The contract for 44,000 New York transit workers who operate the city’s subways and buses has expired, as negotiations between the union and the MTA ended without a deal late Sunday night.

Mass transit was running on schedule on Monday, Martin Luther King Day, and officials were set to return to the bargaining table, a union official told Metro this morning.

Workers are demanding a higher pay raise than the 2 percent rate of inflation that the MTA is offering, according to the Transport Workers Union. The union represents most of those unionized workers. Another 6,000 workers are not union members. Jim Gannon, a spokesman for the TWU, told Metro that the organization would likely have more information later today.

The contract officially expired at midnight on Monday. The last time transit workers went on strike over a contract was in 2005, a two-day work stoppage that started on Dec. 20, and shut subway and bus service to millions of New York City commuters.

On Sunday afternoon, TWU Local 100 president John Samuelson released a statement saying the union remained “far apart on the most important piece of the contract — Economics. The MTA has refused to budge off of its long held position that the wage increases not exceed 2 percent. This is totally unacceptable to us. We have communicated this in clear, unmistakable terms.
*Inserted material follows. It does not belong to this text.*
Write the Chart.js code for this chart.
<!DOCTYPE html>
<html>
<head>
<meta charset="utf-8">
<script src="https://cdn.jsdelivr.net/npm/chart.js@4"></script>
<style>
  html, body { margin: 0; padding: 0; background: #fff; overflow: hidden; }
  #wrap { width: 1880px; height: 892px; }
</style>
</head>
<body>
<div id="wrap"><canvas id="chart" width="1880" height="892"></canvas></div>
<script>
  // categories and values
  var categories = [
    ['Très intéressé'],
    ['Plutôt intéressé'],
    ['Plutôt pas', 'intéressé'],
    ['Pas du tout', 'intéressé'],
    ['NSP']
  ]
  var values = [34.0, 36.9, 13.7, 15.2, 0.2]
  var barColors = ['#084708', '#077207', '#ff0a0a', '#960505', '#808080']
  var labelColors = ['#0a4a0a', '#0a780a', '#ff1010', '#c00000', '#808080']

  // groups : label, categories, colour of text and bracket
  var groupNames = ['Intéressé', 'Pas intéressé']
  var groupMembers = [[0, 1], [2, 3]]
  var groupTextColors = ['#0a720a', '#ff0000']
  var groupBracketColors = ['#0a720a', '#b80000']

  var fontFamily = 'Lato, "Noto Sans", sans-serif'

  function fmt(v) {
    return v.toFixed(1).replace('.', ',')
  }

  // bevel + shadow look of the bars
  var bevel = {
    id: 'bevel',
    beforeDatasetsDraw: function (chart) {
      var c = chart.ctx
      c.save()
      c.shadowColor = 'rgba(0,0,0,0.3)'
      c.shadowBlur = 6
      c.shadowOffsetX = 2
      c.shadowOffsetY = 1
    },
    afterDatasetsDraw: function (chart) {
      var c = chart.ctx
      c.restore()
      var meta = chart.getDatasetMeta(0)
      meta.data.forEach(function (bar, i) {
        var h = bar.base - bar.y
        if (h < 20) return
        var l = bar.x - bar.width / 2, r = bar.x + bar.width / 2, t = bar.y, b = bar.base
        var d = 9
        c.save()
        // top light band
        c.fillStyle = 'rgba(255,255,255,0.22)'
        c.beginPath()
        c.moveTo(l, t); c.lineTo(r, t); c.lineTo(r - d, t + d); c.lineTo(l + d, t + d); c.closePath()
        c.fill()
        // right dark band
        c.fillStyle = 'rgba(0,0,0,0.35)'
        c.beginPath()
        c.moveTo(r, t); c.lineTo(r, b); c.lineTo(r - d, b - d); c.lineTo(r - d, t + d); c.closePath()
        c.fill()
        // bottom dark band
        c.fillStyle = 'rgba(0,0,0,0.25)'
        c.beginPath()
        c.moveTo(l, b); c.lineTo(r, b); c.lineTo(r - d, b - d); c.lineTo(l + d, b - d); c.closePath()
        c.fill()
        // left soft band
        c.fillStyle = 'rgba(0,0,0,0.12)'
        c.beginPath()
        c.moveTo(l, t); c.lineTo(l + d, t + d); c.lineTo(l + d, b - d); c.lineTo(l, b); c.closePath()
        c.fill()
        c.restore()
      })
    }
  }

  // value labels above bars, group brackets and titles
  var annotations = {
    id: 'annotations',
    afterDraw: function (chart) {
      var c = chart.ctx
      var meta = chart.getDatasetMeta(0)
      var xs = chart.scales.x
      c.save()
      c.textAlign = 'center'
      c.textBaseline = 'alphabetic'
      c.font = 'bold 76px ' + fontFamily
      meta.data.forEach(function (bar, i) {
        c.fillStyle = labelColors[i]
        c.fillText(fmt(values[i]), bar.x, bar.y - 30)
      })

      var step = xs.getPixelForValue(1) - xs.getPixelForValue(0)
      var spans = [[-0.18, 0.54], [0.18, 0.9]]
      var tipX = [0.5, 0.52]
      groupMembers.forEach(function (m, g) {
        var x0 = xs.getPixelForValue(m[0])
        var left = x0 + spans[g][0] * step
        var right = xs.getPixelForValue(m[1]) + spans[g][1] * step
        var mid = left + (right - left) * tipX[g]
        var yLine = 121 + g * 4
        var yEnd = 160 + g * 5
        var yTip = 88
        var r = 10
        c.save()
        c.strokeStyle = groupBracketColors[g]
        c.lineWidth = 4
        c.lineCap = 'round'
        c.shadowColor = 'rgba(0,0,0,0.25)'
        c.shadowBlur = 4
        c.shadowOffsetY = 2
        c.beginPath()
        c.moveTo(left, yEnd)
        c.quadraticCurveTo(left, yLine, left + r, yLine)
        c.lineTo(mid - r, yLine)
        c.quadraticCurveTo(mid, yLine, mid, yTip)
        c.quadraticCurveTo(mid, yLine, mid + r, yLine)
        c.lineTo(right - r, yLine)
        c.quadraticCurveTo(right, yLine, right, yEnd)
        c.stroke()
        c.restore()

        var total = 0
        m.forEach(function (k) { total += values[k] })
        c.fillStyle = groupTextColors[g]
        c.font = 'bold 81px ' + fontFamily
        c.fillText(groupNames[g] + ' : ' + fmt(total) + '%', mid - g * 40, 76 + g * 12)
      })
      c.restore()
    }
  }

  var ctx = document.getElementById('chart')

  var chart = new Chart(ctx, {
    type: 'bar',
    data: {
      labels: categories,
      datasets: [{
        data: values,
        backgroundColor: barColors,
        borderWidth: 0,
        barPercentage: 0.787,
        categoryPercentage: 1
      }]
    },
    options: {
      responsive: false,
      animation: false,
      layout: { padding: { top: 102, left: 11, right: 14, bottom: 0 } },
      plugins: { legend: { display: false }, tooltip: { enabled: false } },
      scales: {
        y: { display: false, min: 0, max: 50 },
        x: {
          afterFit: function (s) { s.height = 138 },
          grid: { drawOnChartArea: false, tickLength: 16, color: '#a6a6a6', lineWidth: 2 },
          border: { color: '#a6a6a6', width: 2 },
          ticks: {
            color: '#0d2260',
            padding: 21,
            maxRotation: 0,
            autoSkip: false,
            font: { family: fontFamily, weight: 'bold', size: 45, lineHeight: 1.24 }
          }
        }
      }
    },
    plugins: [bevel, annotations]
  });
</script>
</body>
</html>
Our position will not change, and we will not settle this agreement unless management moves in a positive direction.”

Samuelson said he would call an emergency executive board session on Monday “to weigh our options moving forward into the week.”

In a recent report by the city Independent Budget Office found that the New York City Transit employees earned significantly less than their counterparts at the Long Island Rail Road and Metro North.